» **Task requirements**
Using the records below, copy exactly the part that opens with the line holding "Recreate this image" and closes with the line holding "weeks = list(range(41, 53))", minus the pictures.

Extracted data entries
==============================
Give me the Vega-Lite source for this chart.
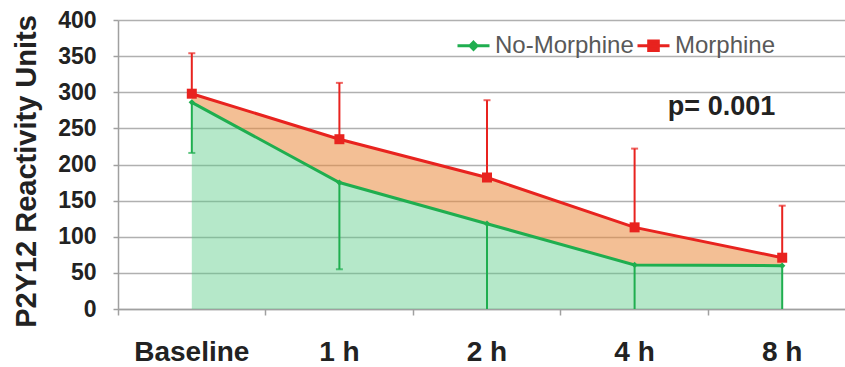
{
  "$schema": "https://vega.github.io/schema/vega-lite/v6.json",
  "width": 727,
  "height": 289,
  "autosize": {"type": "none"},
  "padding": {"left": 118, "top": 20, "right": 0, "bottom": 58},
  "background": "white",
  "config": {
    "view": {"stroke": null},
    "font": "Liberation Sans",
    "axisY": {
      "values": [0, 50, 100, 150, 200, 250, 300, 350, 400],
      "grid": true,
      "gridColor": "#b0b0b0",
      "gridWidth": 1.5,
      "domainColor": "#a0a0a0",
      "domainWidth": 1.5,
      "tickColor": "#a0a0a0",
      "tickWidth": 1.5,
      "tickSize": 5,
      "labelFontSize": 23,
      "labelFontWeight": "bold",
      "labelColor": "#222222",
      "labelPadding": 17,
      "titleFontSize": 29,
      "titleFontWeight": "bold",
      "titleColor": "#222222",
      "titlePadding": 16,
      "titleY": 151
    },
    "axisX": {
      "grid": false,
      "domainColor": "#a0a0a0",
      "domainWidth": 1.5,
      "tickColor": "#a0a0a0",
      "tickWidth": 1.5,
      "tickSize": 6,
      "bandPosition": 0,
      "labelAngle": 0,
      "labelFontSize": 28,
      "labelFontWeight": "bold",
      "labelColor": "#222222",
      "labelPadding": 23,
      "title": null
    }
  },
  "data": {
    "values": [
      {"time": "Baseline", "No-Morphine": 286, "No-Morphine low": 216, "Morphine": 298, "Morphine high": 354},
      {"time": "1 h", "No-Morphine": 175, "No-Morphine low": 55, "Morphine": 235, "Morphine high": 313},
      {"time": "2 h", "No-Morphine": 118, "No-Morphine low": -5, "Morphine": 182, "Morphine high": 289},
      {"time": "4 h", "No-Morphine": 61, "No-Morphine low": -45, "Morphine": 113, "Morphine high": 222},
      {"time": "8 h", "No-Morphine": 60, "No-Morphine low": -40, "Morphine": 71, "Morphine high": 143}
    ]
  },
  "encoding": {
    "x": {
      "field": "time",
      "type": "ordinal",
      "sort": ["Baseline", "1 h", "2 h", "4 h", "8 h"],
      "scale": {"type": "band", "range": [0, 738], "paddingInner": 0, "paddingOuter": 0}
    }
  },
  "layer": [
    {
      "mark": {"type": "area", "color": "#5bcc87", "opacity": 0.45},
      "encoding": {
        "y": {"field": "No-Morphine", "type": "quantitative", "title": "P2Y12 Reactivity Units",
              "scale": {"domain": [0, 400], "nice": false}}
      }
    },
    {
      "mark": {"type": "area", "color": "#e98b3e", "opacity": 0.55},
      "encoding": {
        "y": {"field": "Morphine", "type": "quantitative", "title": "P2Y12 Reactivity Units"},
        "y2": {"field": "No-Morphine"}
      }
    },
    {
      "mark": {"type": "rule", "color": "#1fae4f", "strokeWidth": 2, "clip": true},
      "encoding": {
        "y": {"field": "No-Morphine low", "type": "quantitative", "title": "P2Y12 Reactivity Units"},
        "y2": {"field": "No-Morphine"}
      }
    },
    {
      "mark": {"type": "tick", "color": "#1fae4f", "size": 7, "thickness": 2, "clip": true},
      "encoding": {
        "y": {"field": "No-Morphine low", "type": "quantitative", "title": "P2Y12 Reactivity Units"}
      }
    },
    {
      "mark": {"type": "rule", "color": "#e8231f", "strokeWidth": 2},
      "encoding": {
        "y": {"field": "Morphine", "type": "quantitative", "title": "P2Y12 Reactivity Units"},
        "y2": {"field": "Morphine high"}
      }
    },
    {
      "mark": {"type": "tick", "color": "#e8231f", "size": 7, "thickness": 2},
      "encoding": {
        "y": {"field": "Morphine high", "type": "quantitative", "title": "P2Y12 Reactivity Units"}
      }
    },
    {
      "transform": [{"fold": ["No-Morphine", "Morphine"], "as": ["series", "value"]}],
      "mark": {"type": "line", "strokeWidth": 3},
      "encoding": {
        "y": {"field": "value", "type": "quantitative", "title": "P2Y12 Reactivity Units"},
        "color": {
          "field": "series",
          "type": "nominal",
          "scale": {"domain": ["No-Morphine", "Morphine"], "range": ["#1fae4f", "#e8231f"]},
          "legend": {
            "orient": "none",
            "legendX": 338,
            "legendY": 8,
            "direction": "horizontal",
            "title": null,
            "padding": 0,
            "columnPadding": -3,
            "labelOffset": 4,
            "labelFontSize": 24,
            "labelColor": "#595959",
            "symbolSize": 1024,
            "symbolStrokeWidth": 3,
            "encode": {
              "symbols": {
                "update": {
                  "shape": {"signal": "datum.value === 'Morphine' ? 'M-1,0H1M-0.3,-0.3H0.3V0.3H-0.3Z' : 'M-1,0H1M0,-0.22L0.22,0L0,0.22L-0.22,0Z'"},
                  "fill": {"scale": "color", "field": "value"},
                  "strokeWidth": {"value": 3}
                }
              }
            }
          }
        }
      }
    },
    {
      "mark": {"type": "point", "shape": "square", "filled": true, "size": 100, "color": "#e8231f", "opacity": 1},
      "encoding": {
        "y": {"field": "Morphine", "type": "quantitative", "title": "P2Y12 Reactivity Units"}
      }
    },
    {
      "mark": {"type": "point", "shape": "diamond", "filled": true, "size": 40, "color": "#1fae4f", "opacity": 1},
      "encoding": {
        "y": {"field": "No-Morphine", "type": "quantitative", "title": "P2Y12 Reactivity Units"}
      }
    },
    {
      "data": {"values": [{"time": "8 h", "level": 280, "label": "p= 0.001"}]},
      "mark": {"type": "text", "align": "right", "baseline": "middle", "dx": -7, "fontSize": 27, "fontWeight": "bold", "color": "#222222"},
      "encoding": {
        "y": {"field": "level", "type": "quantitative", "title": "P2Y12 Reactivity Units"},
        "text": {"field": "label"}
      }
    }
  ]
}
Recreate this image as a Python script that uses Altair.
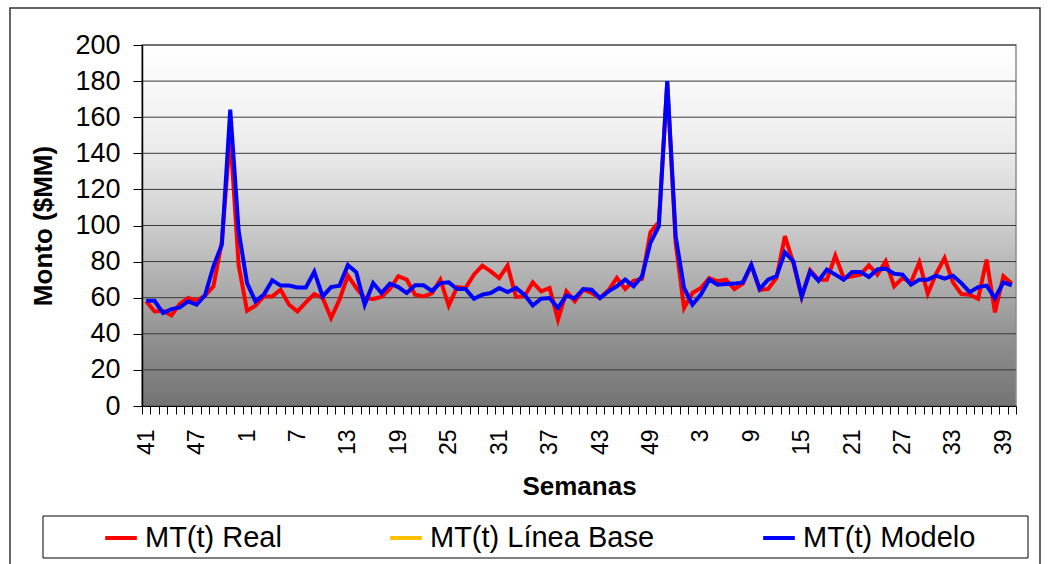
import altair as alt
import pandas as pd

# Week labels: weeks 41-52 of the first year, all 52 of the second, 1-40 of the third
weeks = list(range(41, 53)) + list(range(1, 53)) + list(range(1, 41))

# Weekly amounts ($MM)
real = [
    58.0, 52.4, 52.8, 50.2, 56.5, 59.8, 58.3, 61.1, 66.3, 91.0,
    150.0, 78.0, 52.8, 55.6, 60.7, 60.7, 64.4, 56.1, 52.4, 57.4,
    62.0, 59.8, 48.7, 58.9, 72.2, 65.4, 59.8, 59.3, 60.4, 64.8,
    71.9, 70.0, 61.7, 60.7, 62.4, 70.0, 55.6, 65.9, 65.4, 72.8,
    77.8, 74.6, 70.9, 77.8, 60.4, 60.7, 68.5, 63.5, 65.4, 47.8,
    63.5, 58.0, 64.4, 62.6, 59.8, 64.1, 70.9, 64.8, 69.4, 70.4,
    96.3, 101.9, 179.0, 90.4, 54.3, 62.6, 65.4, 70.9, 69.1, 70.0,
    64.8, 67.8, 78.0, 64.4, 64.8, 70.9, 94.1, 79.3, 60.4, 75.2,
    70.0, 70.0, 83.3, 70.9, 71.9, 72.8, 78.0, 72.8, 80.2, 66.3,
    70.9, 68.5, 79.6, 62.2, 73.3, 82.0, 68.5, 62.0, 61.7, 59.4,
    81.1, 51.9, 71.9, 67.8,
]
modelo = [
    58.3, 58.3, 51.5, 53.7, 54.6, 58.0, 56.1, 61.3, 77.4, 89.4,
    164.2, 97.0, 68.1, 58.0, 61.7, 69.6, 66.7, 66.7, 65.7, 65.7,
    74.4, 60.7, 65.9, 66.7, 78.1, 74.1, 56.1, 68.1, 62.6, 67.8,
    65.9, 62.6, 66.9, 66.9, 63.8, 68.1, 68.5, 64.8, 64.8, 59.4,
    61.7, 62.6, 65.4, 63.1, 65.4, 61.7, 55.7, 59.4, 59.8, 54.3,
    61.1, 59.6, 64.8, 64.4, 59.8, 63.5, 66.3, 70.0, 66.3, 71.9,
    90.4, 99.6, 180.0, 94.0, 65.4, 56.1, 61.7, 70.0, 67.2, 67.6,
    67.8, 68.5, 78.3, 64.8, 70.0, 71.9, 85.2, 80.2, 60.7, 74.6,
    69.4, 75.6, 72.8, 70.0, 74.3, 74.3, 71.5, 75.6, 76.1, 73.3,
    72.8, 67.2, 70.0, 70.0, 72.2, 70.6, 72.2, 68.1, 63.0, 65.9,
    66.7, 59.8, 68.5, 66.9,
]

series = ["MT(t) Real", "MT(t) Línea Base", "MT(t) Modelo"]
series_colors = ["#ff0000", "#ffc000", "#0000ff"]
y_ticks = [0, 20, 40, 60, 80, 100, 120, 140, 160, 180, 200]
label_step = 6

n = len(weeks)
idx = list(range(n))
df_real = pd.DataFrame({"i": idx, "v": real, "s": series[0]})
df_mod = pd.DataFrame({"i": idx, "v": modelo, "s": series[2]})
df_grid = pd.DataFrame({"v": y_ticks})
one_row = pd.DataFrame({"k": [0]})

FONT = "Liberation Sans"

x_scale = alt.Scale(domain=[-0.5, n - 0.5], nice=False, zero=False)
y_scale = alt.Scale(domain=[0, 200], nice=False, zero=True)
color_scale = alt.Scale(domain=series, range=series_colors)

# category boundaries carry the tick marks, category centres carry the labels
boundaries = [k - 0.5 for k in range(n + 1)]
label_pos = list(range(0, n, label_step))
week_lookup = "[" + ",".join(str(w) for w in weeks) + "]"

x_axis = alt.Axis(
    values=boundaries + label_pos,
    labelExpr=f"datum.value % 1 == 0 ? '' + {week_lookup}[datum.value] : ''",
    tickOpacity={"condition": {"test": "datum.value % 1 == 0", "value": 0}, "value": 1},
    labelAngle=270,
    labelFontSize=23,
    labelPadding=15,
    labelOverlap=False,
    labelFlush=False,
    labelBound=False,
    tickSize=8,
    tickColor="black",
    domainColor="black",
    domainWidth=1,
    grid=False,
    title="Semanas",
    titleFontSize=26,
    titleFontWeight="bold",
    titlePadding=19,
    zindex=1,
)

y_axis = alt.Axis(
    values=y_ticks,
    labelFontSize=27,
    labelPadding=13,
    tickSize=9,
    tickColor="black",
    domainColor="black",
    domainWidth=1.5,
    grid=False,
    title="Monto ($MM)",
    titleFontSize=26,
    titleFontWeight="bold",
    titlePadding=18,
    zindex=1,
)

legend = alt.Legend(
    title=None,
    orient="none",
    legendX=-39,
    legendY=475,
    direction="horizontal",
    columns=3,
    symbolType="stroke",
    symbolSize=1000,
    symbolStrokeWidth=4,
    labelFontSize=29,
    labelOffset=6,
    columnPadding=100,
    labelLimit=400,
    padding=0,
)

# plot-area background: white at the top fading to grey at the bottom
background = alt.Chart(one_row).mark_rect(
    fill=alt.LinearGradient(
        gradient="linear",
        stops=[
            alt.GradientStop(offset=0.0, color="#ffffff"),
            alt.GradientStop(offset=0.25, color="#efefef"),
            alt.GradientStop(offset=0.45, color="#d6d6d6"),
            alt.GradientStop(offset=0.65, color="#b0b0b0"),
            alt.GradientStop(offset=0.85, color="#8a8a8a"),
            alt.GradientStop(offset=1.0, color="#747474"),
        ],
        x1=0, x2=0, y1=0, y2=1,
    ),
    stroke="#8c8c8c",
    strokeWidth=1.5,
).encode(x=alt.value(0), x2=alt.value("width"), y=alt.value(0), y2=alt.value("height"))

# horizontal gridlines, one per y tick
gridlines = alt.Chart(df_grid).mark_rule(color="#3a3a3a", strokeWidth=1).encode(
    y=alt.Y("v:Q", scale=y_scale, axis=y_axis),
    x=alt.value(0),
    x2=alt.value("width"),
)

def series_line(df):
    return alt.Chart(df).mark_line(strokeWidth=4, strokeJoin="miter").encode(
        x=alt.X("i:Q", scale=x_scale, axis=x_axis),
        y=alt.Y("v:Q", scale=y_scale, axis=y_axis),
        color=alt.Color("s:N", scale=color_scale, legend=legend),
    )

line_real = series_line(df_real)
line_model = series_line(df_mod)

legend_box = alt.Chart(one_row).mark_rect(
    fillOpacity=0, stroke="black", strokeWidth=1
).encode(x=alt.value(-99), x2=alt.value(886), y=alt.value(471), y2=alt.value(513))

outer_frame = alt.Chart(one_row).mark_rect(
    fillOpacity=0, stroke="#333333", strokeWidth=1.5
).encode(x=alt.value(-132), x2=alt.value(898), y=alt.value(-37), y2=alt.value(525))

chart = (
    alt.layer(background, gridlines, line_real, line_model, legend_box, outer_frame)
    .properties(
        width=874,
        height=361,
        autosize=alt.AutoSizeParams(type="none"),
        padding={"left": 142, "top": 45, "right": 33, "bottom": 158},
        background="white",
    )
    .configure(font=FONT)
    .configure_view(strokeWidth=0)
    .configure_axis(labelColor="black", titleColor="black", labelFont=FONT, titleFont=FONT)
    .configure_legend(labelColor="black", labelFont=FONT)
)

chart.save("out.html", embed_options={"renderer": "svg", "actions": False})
==============================
» **Response to the task**
Recreate this image as a Python script that uses Altair.
import altair as alt
import pandas as pd

# Week labels: weeks 41-52 of the first year, all 52 of the second, 1-40 of the third
weeks = list(range(41, 53)) + list(range(1, 53)) + list(range(1, 41))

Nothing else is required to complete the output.